A: The profile switch becomes costly once glass sizing has been incorporated into drawings. Glass panel widths, channel dimensions, and corner part selection are all downstream of post profile — changing the profile after those elements are drawn means reissuing the glass specification, reselecting corner hardware, and resubmitting for sign-off approval. Before drawings are produced, the switch is a design decision; after drawings are in progress, it is a redraw trigger with material implications.
Q: Is a corrosion class C4 hardware specification always required for exterior balcony railings, or only in specific exposure conditions?
A: C4 is the appropriate benchmark for most exterior balcony environments, but the actual requirement depends on site-specific exposure factors — coastal proximity, industrial atmosphere, and humidity levels can each push a project toward or beyond C4. The risk of underspecifying is that corrosion failure is not visible at installation; it develops over time and can compromise anchorage integrity without obvious early warning signs. The substrate and exposure classification should be confirmed as part of the structural design package, not deferred to a site decision at installation.
Q: How should a buyer evaluate whether their project justifies the coordination effort required to freeze all geometry before fabrication, versus accepting a faster but less resolved design handoff?
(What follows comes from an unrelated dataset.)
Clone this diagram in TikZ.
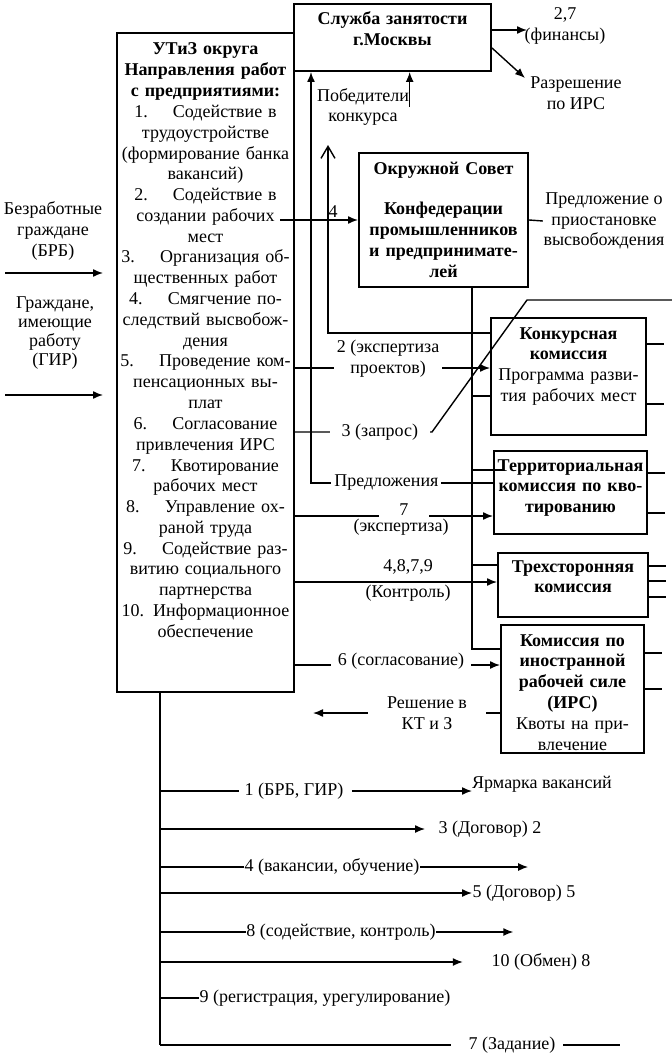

A: The trade-off is not between effort and speed — it is between where the cost of unresolved decisions lands. A faster handoff that carries assumptions into fabrication does not eliminate rework; it relocates it to a stage where corrections affect cut material, glass already ordered, and substrate preparation already underway. Projects with straightforward runs and standard corner conditions carry lower risk from deferred decisions, but any project with irregular facade geometry, non-standard corner angles, or mixed mounting conditions will absorb the coordination cost one way or another. Front-loading that cost in drawing review is consistently cheaper than absorbing it in fabrication holds.